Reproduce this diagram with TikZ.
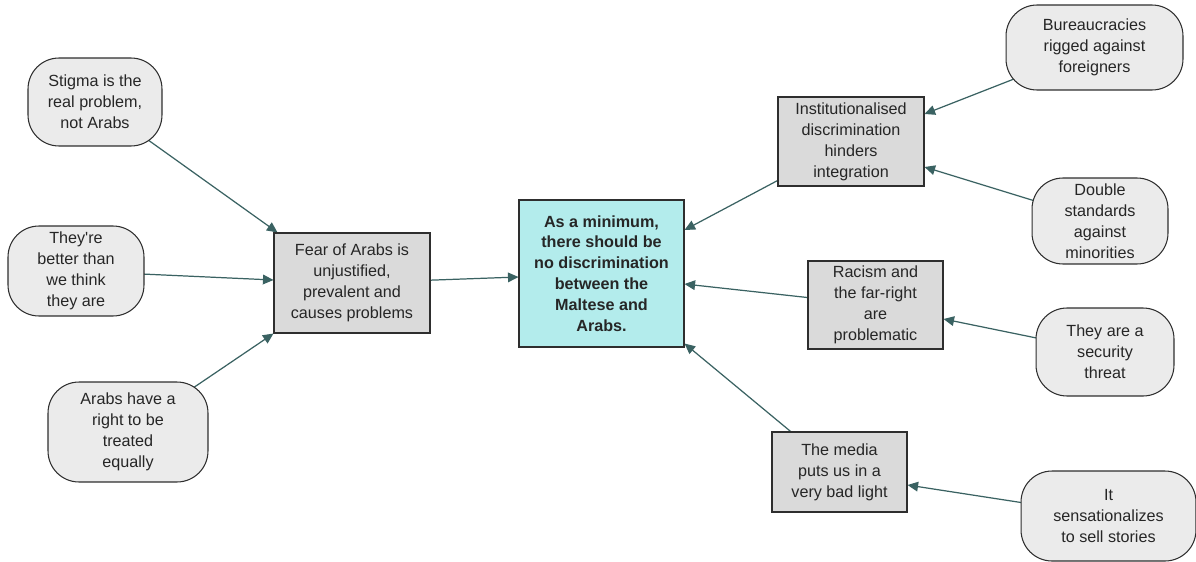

^^^^^^^^

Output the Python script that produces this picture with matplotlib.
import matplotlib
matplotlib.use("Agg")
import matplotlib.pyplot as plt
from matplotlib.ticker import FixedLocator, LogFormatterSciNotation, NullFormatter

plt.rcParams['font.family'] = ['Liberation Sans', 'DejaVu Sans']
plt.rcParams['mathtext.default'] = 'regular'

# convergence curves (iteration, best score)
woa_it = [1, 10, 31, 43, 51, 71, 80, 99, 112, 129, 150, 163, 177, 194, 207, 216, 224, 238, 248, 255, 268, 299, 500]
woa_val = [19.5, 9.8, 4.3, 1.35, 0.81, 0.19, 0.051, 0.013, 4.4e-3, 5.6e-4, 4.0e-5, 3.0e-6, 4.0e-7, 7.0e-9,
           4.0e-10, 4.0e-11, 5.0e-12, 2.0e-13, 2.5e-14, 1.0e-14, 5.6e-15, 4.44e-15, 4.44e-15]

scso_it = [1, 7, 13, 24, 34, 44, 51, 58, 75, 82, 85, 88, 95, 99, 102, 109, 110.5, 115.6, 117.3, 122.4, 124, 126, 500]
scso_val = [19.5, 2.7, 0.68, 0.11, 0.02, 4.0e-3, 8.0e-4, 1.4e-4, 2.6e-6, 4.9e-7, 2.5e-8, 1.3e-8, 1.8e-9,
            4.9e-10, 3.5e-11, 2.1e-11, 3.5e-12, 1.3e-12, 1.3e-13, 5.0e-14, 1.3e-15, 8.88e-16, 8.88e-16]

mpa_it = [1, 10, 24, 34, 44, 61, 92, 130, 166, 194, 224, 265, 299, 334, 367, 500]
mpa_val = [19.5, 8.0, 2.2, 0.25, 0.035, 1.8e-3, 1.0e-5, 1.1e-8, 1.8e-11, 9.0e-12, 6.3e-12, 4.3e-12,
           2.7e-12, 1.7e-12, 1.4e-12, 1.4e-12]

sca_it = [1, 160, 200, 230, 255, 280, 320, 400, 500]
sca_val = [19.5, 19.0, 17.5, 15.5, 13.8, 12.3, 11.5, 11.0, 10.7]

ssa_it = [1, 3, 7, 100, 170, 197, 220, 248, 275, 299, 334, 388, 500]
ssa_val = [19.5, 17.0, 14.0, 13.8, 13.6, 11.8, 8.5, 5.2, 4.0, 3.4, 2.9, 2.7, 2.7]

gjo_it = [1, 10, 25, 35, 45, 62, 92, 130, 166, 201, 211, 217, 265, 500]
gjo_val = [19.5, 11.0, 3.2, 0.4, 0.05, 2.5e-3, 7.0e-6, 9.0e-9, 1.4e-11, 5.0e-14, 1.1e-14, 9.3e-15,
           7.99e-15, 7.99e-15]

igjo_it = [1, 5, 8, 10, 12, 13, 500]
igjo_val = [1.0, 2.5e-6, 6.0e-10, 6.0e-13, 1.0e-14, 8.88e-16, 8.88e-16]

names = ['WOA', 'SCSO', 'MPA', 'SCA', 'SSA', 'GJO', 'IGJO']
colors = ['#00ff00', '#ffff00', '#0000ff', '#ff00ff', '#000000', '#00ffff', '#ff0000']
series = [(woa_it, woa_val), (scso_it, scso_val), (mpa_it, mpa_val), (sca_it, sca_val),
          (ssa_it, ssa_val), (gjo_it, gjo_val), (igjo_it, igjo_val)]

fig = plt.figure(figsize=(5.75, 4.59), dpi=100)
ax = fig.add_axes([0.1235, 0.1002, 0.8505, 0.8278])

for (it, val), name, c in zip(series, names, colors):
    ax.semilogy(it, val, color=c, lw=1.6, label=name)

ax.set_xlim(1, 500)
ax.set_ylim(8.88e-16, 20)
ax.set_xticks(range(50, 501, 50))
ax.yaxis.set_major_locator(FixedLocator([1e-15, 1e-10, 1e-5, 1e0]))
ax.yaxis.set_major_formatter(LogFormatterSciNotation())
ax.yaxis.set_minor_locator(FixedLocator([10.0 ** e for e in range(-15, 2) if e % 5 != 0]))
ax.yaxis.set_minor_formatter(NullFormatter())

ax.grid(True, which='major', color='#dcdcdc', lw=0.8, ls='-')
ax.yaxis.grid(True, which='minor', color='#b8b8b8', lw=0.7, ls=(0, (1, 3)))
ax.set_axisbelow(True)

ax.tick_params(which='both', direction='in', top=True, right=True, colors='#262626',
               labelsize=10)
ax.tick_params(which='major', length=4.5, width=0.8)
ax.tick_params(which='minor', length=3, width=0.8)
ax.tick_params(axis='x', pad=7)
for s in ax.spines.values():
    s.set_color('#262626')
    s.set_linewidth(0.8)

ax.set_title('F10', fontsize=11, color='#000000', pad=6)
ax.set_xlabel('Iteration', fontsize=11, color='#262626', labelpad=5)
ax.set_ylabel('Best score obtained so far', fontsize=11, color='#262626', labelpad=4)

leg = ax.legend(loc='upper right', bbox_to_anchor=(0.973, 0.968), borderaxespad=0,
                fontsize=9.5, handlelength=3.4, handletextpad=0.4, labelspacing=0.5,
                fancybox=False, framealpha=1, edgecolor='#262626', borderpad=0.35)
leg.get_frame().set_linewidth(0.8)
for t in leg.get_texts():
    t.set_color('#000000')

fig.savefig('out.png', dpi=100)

^^^^^^^^

Stated task: Return nothing but the lines running from the line with "Output the Python" through the line with "plt.rcParams['mathtext.default'] = 'regular'", exactly as they appear.

Finished exercise:
Output the Python script that produces this picture with matplotlib.
import matplotlib
matplotlib.use("Agg")
import matplotlib.pyplot as plt
from matplotlib.ticker import FixedLocator, LogFormatterSciNotation, NullFormatter

plt.rcParams['font.family'] = ['Liberation Sans', 'DejaVu Sans']
plt.rcParams['mathtext.default'] = 'regular'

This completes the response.